И в результате офицерский корпус получал соответствующее пополнение. Это были не только профессионально малограмотные бурбонистые подпоручики, считавшие кулачную расправу лучшим средством воспитания, но и люди, изначально привыкшие повиноваться не авторитету старшего командира, а исключительно страху перед наказанием (пусть даже и не физическим) и усвоившие один - единственый принцип: «Главное — не попасться». Все эти качества офицерства в полной мере проявились во время Крымской войны, когда наряду с героическими поступками, подвигами офицеров — пехотинцев, артиллеристов, моряков и т.д. была масса случаев трусости, невыполнения приказов, казнокрадства, боязни и нежелания взять на себя ответственность, принять командование, прийти на помощь товарищу.
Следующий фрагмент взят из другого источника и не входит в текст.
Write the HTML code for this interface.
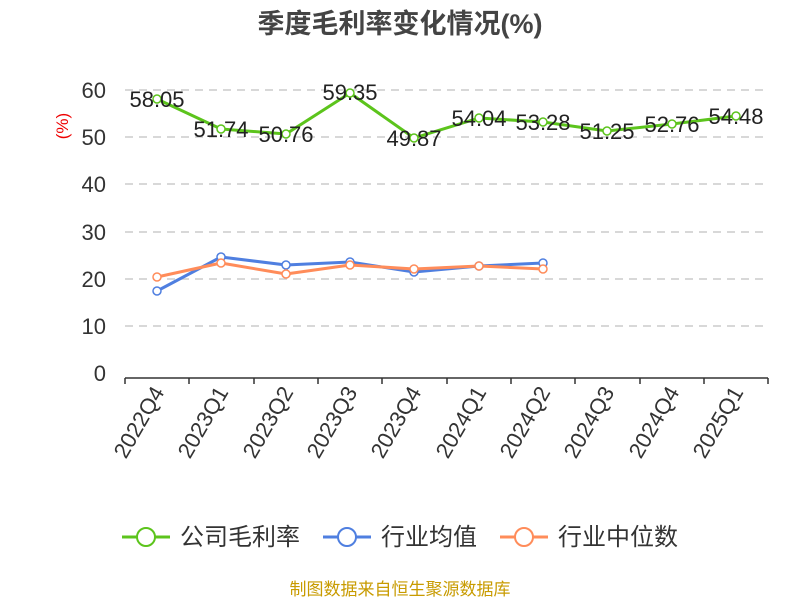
<!DOCTYPE html>
<html><head><meta charset="utf-8"><style>
body{margin:0;background:#fff;}
svg text{font-family:"Liberation Sans","Noto Sans CJK SC",sans-serif;}
</style></head><body>
<svg width="800" height="600" xmlns="http://www.w3.org/2000/svg">
<text x="400" y="33" text-anchor="middle" font-size="27" font-weight="bold" fill="#444">季度毛利率变化情况(%)</text>
<text x="68" y="126" font-size="17" fill="#e00" transform="rotate(-90 68 126)" text-anchor="middle">(%)</text>
<g stroke="#ccc" stroke-dasharray="8,6" stroke-width="1.5">
<line x1="125" x2="768" y1="326" y2="326"/><line x1="125" x2="768" y1="279" y2="279"/>
<line x1="125" x2="768" y1="232" y2="232"/><line x1="125" x2="768" y1="184" y2="184"/>
<line x1="125" x2="768" y1="137" y2="137"/><line x1="125" x2="768" y1="90" y2="90"/>
</g>
<line x1="125" x2="768" y1="378" y2="378" stroke="#333" stroke-width="1.5"/>
<g stroke="#333" stroke-width="1.5">
<line x1="125" x2="125" y1="378" y2="384"/><line x1="189" x2="189" y1="378" y2="384"/><line x1="254" x2="254" y1="378" y2="384"/><line x1="318" x2="318" y1="378" y2="384"/><line x1="382" x2="382" y1="378" y2="384"/><line x1="447" x2="447" y1="378" y2="384"/><line x1="511" x2="511" y1="378" y2="384"/><line x1="575" x2="575" y1="378" y2="384"/><line x1="640" x2="640" y1="378" y2="384"/><line x1="704" x2="704" y1="378" y2="384"/><line x1="768" x2="768" y1="378" y2="384"/>
</g>
<g font-size="22" fill="#333" text-anchor="end">
<text x="106" y="381">0</text><text x="106" y="334">10</text><text x="106" y="287">20</text><text x="106" y="240">30</text><text x="106" y="192">40</text><text x="106" y="145">50</text><text x="106" y="98">60</text>
</g>
<g font-size="22" fill="#333" text-anchor="end">
<text transform="translate(165,392) rotate(-60)">2022Q4</text>
<text transform="translate(229,392) rotate(-60)">2023Q1</text>
<text transform="translate(294,392) rotate(-60)">2023Q2</text>
<text transform="translate(358,392) rotate(-60)">2023Q3</text>
<text transform="translate(422,392) rotate(-60)">2023Q4</text>
<text transform="translate(487,392) rotate(-60)">2024Q1</text>
<text transform="translate(551,392) rotate(-60)">2024Q2</text>
<text transform="translate(615,392) rotate(-60)">2024Q3</text>
<text transform="translate(680,392) rotate(-60)">2024Q4</text>
<text transform="translate(744,392) rotate(-60)">2025Q1</text>
</g>
<polyline fill="none" stroke="#4f7fe0" stroke-width="3" stroke-linejoin="round" points="157,291 221,257 286,265 350,262 414,272 479,266 543,263"/>
<polyline fill="none" stroke="#ff8c5a" stroke-width="3" stroke-linejoin="round" points="157,277 221,263 286,274 350,265 414,269 479,266 543,269"/>
<polyline fill="none" stroke="#5cc41c" stroke-width="3" stroke-linejoin="round" points="157,99 221,129 286,134 350,93 414,138 479,118 543,122 607,131 672,124 736,116"/>
<g fill="#fff" stroke-width="1.5">
<g stroke="#4f7fe0"><circle cx="157" cy="291" r="4"/><circle cx="221" cy="257" r="4"/><circle cx="286" cy="265" r="4"/><circle cx="350" cy="262" r="4"/><circle cx="414" cy="272" r="4"/><circle cx="479" cy="266" r="4"/><circle cx="543" cy="263" r="4"/></g>
<g stroke="#ff8c5a"><circle cx="157" cy="277" r="4"/><circle cx="221" cy="263" r="4"/><circle cx="286" cy="274" r="4"/><circle cx="350" cy="265" r="4"/><circle cx="414" cy="269" r="4"/><circle cx="479" cy="266" r="4"/><circle cx="543" cy="269" r="4"/></g>
<g stroke="#5cc41c"><circle cx="157" cy="99" r="4"/><circle cx="221" cy="129" r="4"/><circle cx="286" cy="134" r="4"/><circle cx="350" cy="93" r="4"/><circle cx="414" cy="138" r="4"/><circle cx="479" cy="118" r="4"/><circle cx="543" cy="122" r="4"/><circle cx="607" cy="131" r="4"/><circle cx="672" cy="124" r="4"/><circle cx="736" cy="116" r="4"/></g>
</g>
<g font-size="22" fill="#222" text-anchor="middle">
<text x="157" y="107">58.05</text><text x="221" y="137">51.74</text><text x="286" y="142">50.76</text><text x="350" y="100">59.35</text><text x="414" y="146">49.87</text><text x="479" y="126">54.04</text><text x="543" y="130">53.28</text><text x="607" y="139">51.25</text><text x="672" y="132">52.76</text><text x="736" y="124">54.48</text>
</g>
<g stroke-width="3" fill="#fff">
<line x1="122" x2="170" y1="537" y2="537" stroke="#5cc41c"/><circle cx="146" cy="537" r="9" stroke="#5cc41c" stroke-width="2"/>
<line x1="323" x2="371" y1="537" y2="537" stroke="#4f7fe0"/><circle cx="347" cy="537" r="9" stroke="#4f7fe0" stroke-width="2"/>
<line x1="500" x2="548" y1="537" y2="537" stroke="#ff8c5a"/><circle cx="524" cy="537" r="9" stroke="#ff8c5a" stroke-width="2"/>
</g>
<g font-size="24" fill="#333">
<text x="180" y="545">公司毛利率</text><text x="381" y="545">行业均值</text><text x="558" y="545">行业中位数</text>
</g>
<text x="400" y="595" text-anchor="middle" font-size="17" fill="#c89b00">制图数据来自恒生聚源数据库</text>
</svg>
</body></html>
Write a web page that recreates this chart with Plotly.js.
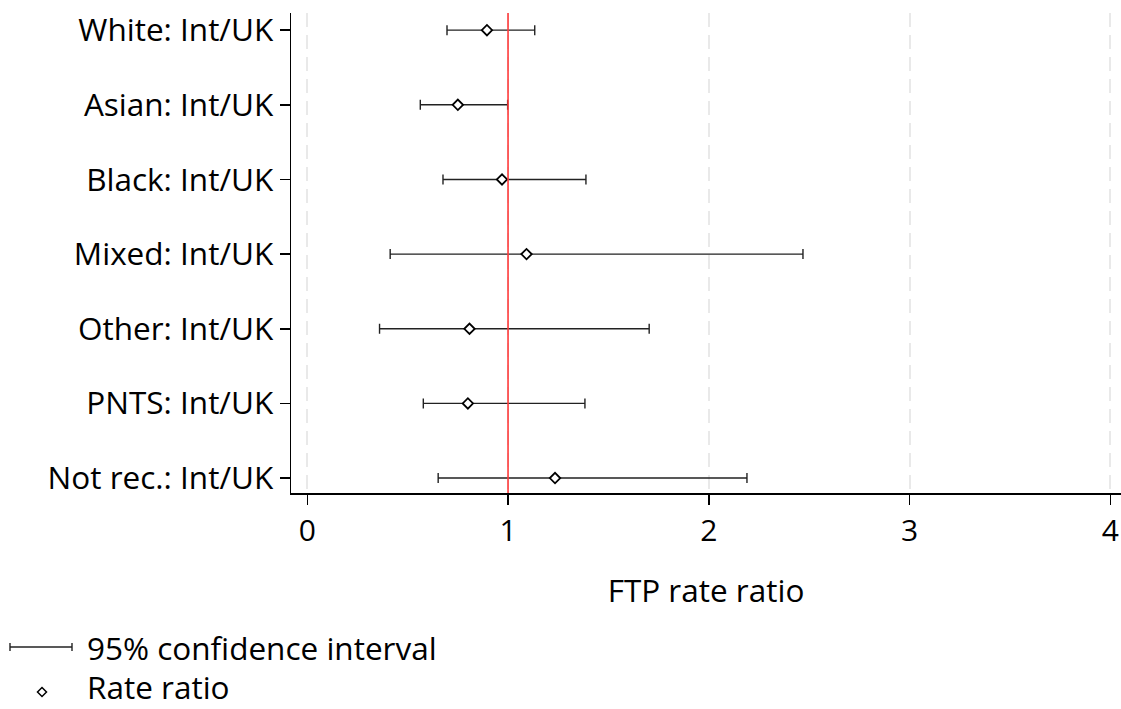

Однако было бы ошибочным однозначно оценивать всю деятельность военно-учебных заведений в период, предшествовавший Крымской войне. Без сомнения, общее ухудшение офицерского корпуса не могло не беспокоить армейское командование, и даже в тех неблагоприятных условиях шел поиск новых форм и методов учебно-воспитательной работы. Военное министерство вынуждено было открыть специальные учительские классы при Петербургской школе кантонистов для подготовки преподавателей для кадетских корпусов. А штаб военно-учебных заведений командировал за границу генерала Модема, который должен был ознакомиться с военно-учебными заведениями Франции, Англии и Пруссии и дать рекомендации, что из их опыта приемлемо для кадетских корпусов России. То есть делались определенные попытки вывести русские военно-учебные заведения из тупика, в котором они оказались с легкой руки царского правительства.